The only questions left to answer, are where, when, and how will win #2 materialize.



644 Days Later: A Triumph to Remember

September 28, 2009

(Courtesy, Detroit News)

19-14. It was by no means the prettiest NFL game ever played. Heck, it wasn’t even available on local t.v. to those who have, for better or worse, bled Honolulu blue and silver for so many hapless years.

Of course, some national pundits forecasted week 3 as the Lions’ time to return to the winners’ circle. Even Washington Redskins’ mammoth defensive tackle, Albert Haynesworth, saw the Lions as a dangerous challenge that he wouldn’t overlook (or so he claimed).

After all was said and done, though, nothing could take away from the pure, unadulterated joy that came about from this victory.

I think I can confidently speak for many ardent Lions’ supporters, that, when the final whistle blew after the Redskins’ bizarre hook-and-ladder prayer foundered (found at about 4:20 of the video below), a tension was released that had played such a prominent role in our lives for what seemed like an eternity.

I, myself, began shouting unintelligible things and pumping my fists uncontrollably, as I sat alone in my room, flanked by my Lions’ banner, savoring the unfamiliar.


Detroit Free Press columnist Mitch Albom penned an excellent take on Lions’ victory #1.

Yahoo! national sports columnist Dan Wetzel’s article is equally moving.
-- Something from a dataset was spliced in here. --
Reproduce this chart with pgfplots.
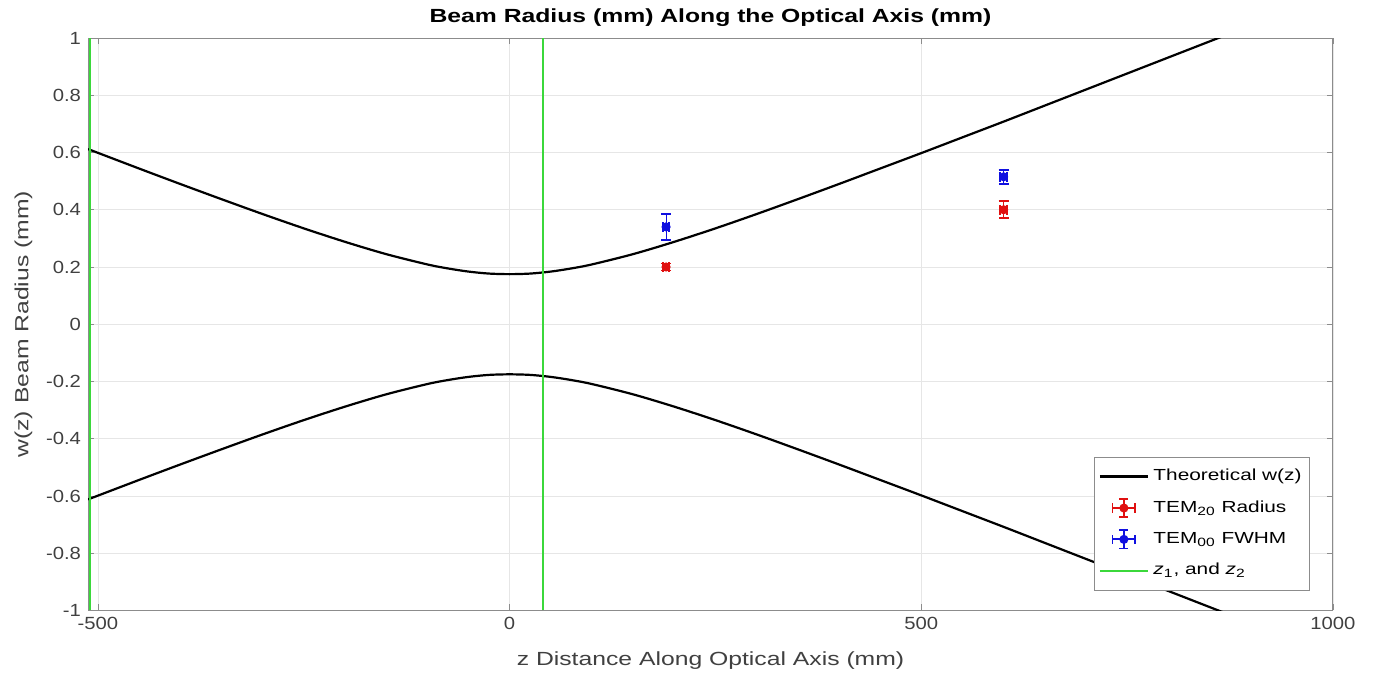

The Lions' longest-tenured player, kicker Jason Hanson, and teammates Grady Jackson and Don Muhlbach (from l to r) celebrate wins fans (courtesy Detroit Free Press)

The Lions' longest-tenured player, kicker Jason Hanson, and teammates Grady Jackson and Don Muhlbach (from l to r) celebrate with fans (courtesy Detroit Free Press)

Perhaps the most poignant moment of the Lions’ triumph over the Redskins, came when HC Schwartz instructed his players to return to the field to celebrate with the remaining fans of what was initially a 40,000 person crowd (the smallest to attend a Lions’ home game in 20 years). After so much suffering and so much dejection associated with the second-longest losing streak in NFL history, Schwartz felt the fans needed to know just how much his team appreciated their dedication.

So now, the Lions have broken through. 

At 1-2 and headed to Soldier Field next Sunday to take on the NFC North rival Chicago Bears, the road to end futility has ceased.

Some of us, the greedier ones, will already start thinking about when/where win #2 will materialize. Will we have to wait until week 8, when the new owners of the league’s current longest losing streak, the St. Louis Rams, take on the Lions? Will it be sooner; could it be later?

For now, a new hope has soared to the fore of Lions fans’ collective conscious. 

A new day is upon us.

Sure, in the literal sense, it’s just 1 win. 

But, even if for a fleeting moment, it feels like so much more.